The SDA bag: This summer, Lockheed Martin won an $816M SDA contract to build 36 tranche two satellites for the Pentagon’s Proliferated Warfighter Space Architecture (PWSA). Earlier this week, the company turned around and awarded Terran Orbital the contract to build the satellite buses for the contract.
Lockheed maintains a significant equity investment in Terran Orbital, whose shares have declined 65%+ over the last year to below $1.
Next Up: Northrop Grumman
Northrop Grumman posted Q3 sales of $9.8B, a 9% YoY increase. Northrop space grew 11% to $3.5B, leading all divisions in growth rate and sales volume. The following programs drove space revenue:
- Ground Based Strategic Deterrent
- Next Generation Interceptor
- SLS
- Next Generation Overhead Persistent Infrared Polar
Growth was partially offset by weakness in work on NASA’s lunar gateway HALO program.
“For space in particular, we have approximately doubled that business in the last five years, so it’s been just on a tremendous growth tier,” Northrop CEO Kathy Warden said on the earnings call.
The gift that keeps giving: Similar to Lockheed, Northrop secured a ~$733M SDA mega contract to build 36 tranche two satellites.
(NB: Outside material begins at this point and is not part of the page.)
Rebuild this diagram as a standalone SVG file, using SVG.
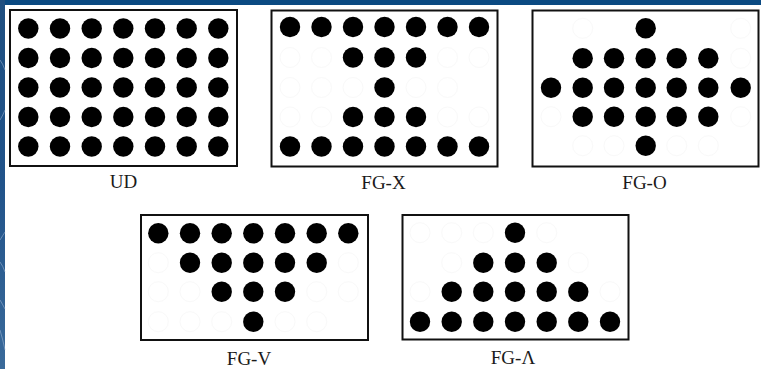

The company is now building nearly 100 satellites for the PWSA.
On to Boeing
Fixed price contracts from programs such as Starliner continue to weigh on Boeing’s profitability.
Fixed price allergies: Boeing’s space and defense division lost a whopping $924M in Q3, with management taking aim at those pesky fixed-price contracts. “Rest assured, we haven’t signed any fixed-price development contracts nor [do we] intend to,” said Boeing CFO Brian West. The statement comes at a time when NASA is going all-in on fixed-price contracts.
Starliner: In August, the aerospace giant announced that Starliner will be ready to fly in March 2024—perhaps this time for real.
- “For commercial crew, while it has been a long road, we’re preparing to execute a successful crude flight test next year and then fulfill operational launch commitments, all of which will be completed as we exit 2025-2026,” said West.